Popular Science is the only magazine that I subscribe to these days. Conveniently, it has a web site with a generous amount of content.
When I receive a new issue, I eagerly read a good portion of it over the first couple of days, and will often find an in-depth article to be worthy of considerable scrutiny. After I've read most of it, though, the magazine goes on the pile-- though they are often dragged out to revisit some interesting tidbit.
A couple of months ago, I picked up the then-current May issue after a couple of weeks of ignoring it, and began to read an article which had escaped my notice the first time around. The article contended that online auction venue ebay is "the most potent force" in do-it-yourself science. A logical claim, as the author explains how otherwise expensive and/or hard to acquire scientific equipment and chemicals can be had with a little digging on ebay. Specific examples of items and suppliers are given.
A woman in England who supplies me with samples of hafnium, for example: One day I get an e-mail saying she's found a great lump of it lying around the house. The next day I get another saying she's misplaced that one but while searching for it has come across another, even bigger lump. What a fabulous house that must be!
By that point, I was quite certain that I liked the way this person thinks. The wonder of scientific pursuits is captivating to me.
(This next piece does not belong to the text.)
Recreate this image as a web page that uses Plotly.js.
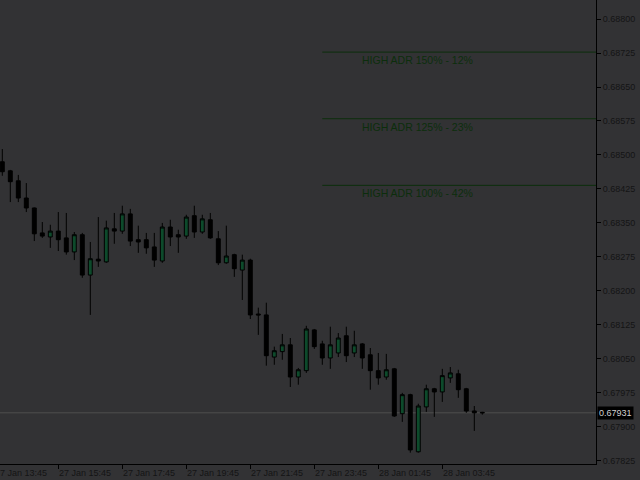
<!DOCTYPE html>
<html><head><meta charset="utf-8">
<script src="https://cdn.plot.ly/plotly-3.0.1.min.js"></script>
<style>html,body{margin:0;padding:0;background:#323234;}#chart{width:640px;height:480px;}</style>
</head><body><div id="chart"></div>
<script>
const times = [
"2020-01-27 14:00","2020-01-27 14:15","2020-01-27 14:30","2020-01-27 14:45",
"2020-01-27 15:00","2020-01-27 15:15","2020-01-27 15:30","2020-01-27 15:45",
"2020-01-27 16:00","2020-01-27 16:15","2020-01-27 16:30","2020-01-27 16:45",
"2020-01-27 17:00","2020-01-27 17:15","2020-01-27 17:30","2020-01-27 17:45",
"2020-01-27 18:00","2020-01-27 18:15","2020-01-27 18:30","2020-01-27 18:45",
"2020-01-27 19:00","2020-01-27 19:15","2020-01-27 19:30","2020-01-27 19:45",
"2020-01-27 20:00","2020-01-27 20:15","2020-01-27 20:30","2020-01-27 20:45",
"2020-01-27 21:00","2020-01-27 21:15","2020-01-27 21:30","2020-01-27 21:45",
"2020-01-27 22:00","2020-01-27 22:15","2020-01-27 22:30","2020-01-27 22:45",
"2020-01-27 23:00","2020-01-27 23:15","2020-01-27 23:30","2020-01-27 23:45",
"2020-01-28 00:00","2020-01-28 00:15","2020-01-28 00:30","2020-01-28 00:45",
"2020-01-28 01:00","2020-01-28 01:15","2020-01-28 01:30","2020-01-28 01:45",
"2020-01-28 02:00","2020-01-28 02:15","2020-01-28 02:30","2020-01-28 02:45",
"2020-01-28 03:00","2020-01-28 03:15","2020-01-28 03:30","2020-01-28 03:45",
"2020-01-28 04:00","2020-01-28 04:15","2020-01-28 04:30","2020-01-28 04:45",
"2020-01-28 05:00"];
const openP = [0.68485,0.68465,0.68443,0.68405,0.68383,0.68328,0.68319,0.68332,0.68317,0.68286,
0.68324,0.68235,0.68270,0.68264,0.68337,0.68332,0.68370,0.68313,0.68313,0.68297,
0.68266,0.68341,0.68324,0.68321,0.68366,0.68330,0.68357,0.68315,0.68262,0.68280,
0.68246,0.68268,0.68149,0.68147,0.68054,0.68066,0.68081,0.68010,0.68024,0.68114,
0.68083,0.68052,0.68063,0.68101,0.68063,0.68083,0.68059,0.68024,0.68010,0.68028,
0.67929,0.67971,0.67845,0.67944,0.67984,0.67977,0.68008,0.68017,0.67984,0.67935,0.67932];
const highP = [0.68513,0.68467,0.68456,0.68438,0.68384,0.68352,0.68346,0.68374,0.68372,0.68330,
0.68328,0.68308,0.68363,0.68355,0.68372,0.68388,0.68381,0.68344,0.68328,0.68328,
0.68350,0.68357,0.68335,0.68368,0.68388,0.68368,0.68372,0.68332,0.68344,0.68282,
0.68280,0.68271,0.68163,0.68174,0.68077,0.68105,0.68096,0.68030,0.68123,0.68116,
0.68090,0.68121,0.68107,0.68121,0.68112,0.68085,0.68074,0.68063,0.68061,0.68030,
0.67975,0.67973,0.67951,0.67993,0.67986,0.68028,0.68032,0.68026,0.67986,0.67946,0.67933];
const lowP = [0.68454,0.68396,0.68396,0.68374,0.68310,0.68317,0.68295,0.68288,0.68280,0.68268,
0.68229,0.68147,0.68253,0.68262,0.68304,0.68326,0.68299,0.68284,0.68282,0.68253,
0.68262,0.68299,0.68284,0.68315,0.68317,0.68326,0.68315,0.68257,0.68260,0.68231,
0.68180,0.68138,0.68103,0.68035,0.68037,0.68048,0.67988,0.67993,0.68019,0.68072,
0.68037,0.68028,0.68054,0.68043,0.68054,0.68028,0.67982,0.67993,0.68004,0.67922,
0.67911,0.67843,0.67843,0.67933,0.67922,0.67955,0.67997,0.67964,0.67931,0.67891,0.67927];
const closeP = [0.68463,0.68441,0.68405,0.68383,0.68326,0.68321,0.68332,0.68313,0.68286,0.68324,
0.68235,0.68271,0.68266,0.68339,0.68332,0.68370,0.68310,0.68308,0.68295,0.68268,
0.68341,0.68319,0.68319,0.68363,0.68330,0.68359,0.68317,0.68262,0.68277,0.68249,
0.68268,0.68147,0.68147,0.68057,0.68068,0.68081,0.68010,0.68026,0.68116,0.68077,
0.68052,0.68081,0.68096,0.68057,0.68081,0.68052,0.68024,0.68008,0.68026,0.67924,
0.67971,0.67849,0.67946,0.67984,0.67977,0.68013,0.68019,0.67982,0.67935,0.67931,0.67931];

const tickTimes = ["2020-01-27 13:45","2020-01-27 15:45","2020-01-27 17:45","2020-01-27 19:45",
"2020-01-27 21:45","2020-01-27 23:45","2020-01-28 01:45","2020-01-28 03:45"];
const tickLabels = ["27 Jan 13:45","27 Jan 15:45","27 Jan 17:45","27 Jan 19:45",
"27 Jan 21:45","27 Jan 23:45","28 Jan 01:45","28 Jan 03:45"];
const priceTicks = [0.67825,0.67900,0.67975,0.68050,0.68125,0.68200,0.68275,0.68350,
0.68425,0.68500,0.68575,0.68650,0.68725,0.68800];
const adrLevels = [0.68433,0.68580,0.68727];
const adrLabels = ["HIGH ADR 100% - 42%","HIGH ADR 125% - 23%","HIGH ADR 150% - 12%"];
const dayStart = "2020-01-28 00:00";
const lastPrice = 0.67931;

const xStart = "2020-01-27 13:55:41", xEnd = "2020-01-28 08:33:11";
const yRange = [0.67818, 0.68842];
const FONT = "Liberation Sans, Arial, sans-serif";
const TXT = "#141414";
const ADR_COLOR = "#0c2e0c";

const trace = {
  type: "candlestick", x: times, open: openP, high: highP, low: lowP, close: closeP,
  increasing: {line: {color: "#000000", width: 1}, fillcolor: "#0d4a2b"},
  decreasing: {line: {color: "#000000", width: 1}, fillcolor: "#000000"},
  whiskerwidth: 0, hoverinfo: "skip", showlegend: false
};

const shapes = [{type: "line", xref: "paper", x0: 0, x1: 1, yref: "y", y0: lastPrice, y1: lastPrice,
  line: {color: "#4e4e4e", width: 1}, layer: "below"}];
const annotations = [];
adrLevels.forEach((lv, i) => {
  shapes.push({type: "line", xref: "x", x0: dayStart, x1: xEnd, yref: "y", y0: lv, y1: lv,
    line: {color: ADR_COLOR, width: 1}});
  annotations.push({xref: "x", x: dayStart, xanchor: "left", xshift: 39, yref: "y", y: lv,
    yanchor: "top", yshift: -1, text: adrLabels[i], showarrow: false, borderpad: 0,
    font: {family: FONT, size: 10.5, color: ADR_COLOR}});
});
annotations.push({xref: "paper", x: 1, xanchor: "left", xshift: 1, yref: "y", y: lastPrice,
  yanchor: "middle", text: lastPrice.toFixed(5), showarrow: false, bgcolor: "#000000",
  borderpad: 1, font: {family: FONT, size: 9, color: "#d2d2d2"}});

// x tick labels drawn left-aligned from each tick (as in the terminal)
const t0 = Date.parse(xStart.replace(" ", "T")), t1 = Date.parse(xEnd.replace(" ", "T"));
tickTimes.forEach((t, i) => {
  const tt = Date.parse(t.replace(" ", "T"));
  annotations.push({xref: "paper", x: (tt - t0) / (t1 - t0), xanchor: "left", xshift: 0,
    yref: "paper", y: 0, yanchor: "top", yshift: -3, text: tickLabels[i], showarrow: false,
    borderpad: 0, font: {family: FONT, size: 9, color: TXT}});
});

const layout = {
  width: 640, height: 480,
  margin: {l: 0, r: 44, t: 0, b: 16, pad: 0},
  paper_bgcolor: "#323234", plot_bgcolor: "#323234",
  showlegend: false, dragmode: false,
  font: {family: FONT, size: 9, color: TXT},
  xaxis: {type: "date", range: [xStart, xEnd], rangeslider: {visible: false},
    tickmode: "array", tickvals: tickTimes, ticktext: tickLabels, showticklabels: false,
    ticks: "outside", ticklen: 4, tickcolor: "#000000",
    showgrid: false, zeroline: false, showline: true, linecolor: "#000000", linewidth: 1,
    fixedrange: true},
  yaxis: {side: "right", range: yRange, tickmode: "array", tickvals: priceTicks,
    ticktext: priceTicks.map(v => v.toFixed(5)),
    ticks: "outside", ticklen: 4, tickcolor: "#000000", showgrid: false, zeroline: false,
    showline: true, linecolor: "#000000", linewidth: 1,
    tickfont: {family: FONT, size: 9, color: TXT}, fixedrange: true},
  shapes: shapes, annotations: annotations
};
Plotly.newPlot("chart", [trace], layout, {displayModeBar: false, staticPlot: true});
</script></body></html>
Additionally, hafnium has always been one of my favorite elements-- it seemed to be largely unknown and underappreciated, despite possessing interesting and useful properties. What's this, you ask? Finding an underdog among the chemical elements? Well, yes. I finally realized on August 16th or 17th of last year that I have a misplaced sense of egalitarianism.
Anyway, I finally got around to checking who had written such entusiastic words, and it was Theodore Gray, builder of the Periodic Table Table. Ah. That certainly explained the kid-in-a-candy-store attitude toward elements. I then discovered that he has a regular column in Popular Science, entitled "Gray Matter." And to think I had read a few of the previous monthly columns without realizing who had written them... That particular month, it was about using arc melting technology (based on the common arc welder) to melt tungsten, which famously has the highest melting point of any metal. ...and is, of course, therefore one of my very favorite elements.
No, I haven't run out of overly punny titles yet.
By the way, I'm sorry about making everyone wait a week for a new posting. I could have done this earlier, of course, but my recent participation in the trucking industry has made it hard. I'm sure everyone who actually has a regular job is now crying me a river... well, anyway-- on with the show.
With the recent end of NASA's epic Galileo mission to Jupiter, the incomparable Steven Den Beste wrote a typically long and winding treatise about how great the history of unmanned space probes has been. Except for those rather famous Martian failures. He started out talking about orbital mechanics, and why Galileo was intentionally crashed into Jupiter (aside from the scientific data gained before destruction)-- but then came to mention just about every space probe program in the history of the United States, right up through the sophisticated and Saturn-bound Cassini.
Then, having left a concept of orbital mechanics insufficiently explained, Mr. Den Beste has an entire post on the slingshot effect.
I agree that unmanned probes are really neat. They have told us far more about the solar system than we can see from Earth, of course. Many questions have been answered, only to unearth new ones. Discovery, you see, is an ongoing process. Having learned, for example, that the surface of Venus is uniformly about half a billion years old, we now wonder how the heck that happened.
Indeed, Venus is an excellent justification for studying other planets. Despite being the 'closest' planet, and very similar to Earth in size, it is easily the most alien of the rocky planets. How did it get that way? Is it entirely because Venus is slightly closer to the Sun? Could Earth ever become a similar waterless wasteland, where atmospheric pressure would crush a submarine, and the very rocks are baked to a hardness that puts concrete to shame?
Of course, some people don't need to rationalize the search for knowledge. They just want to know the heretofore unknown, and that's that. These "scientists," as we call them, are insatiably curious. I should know, since I am one.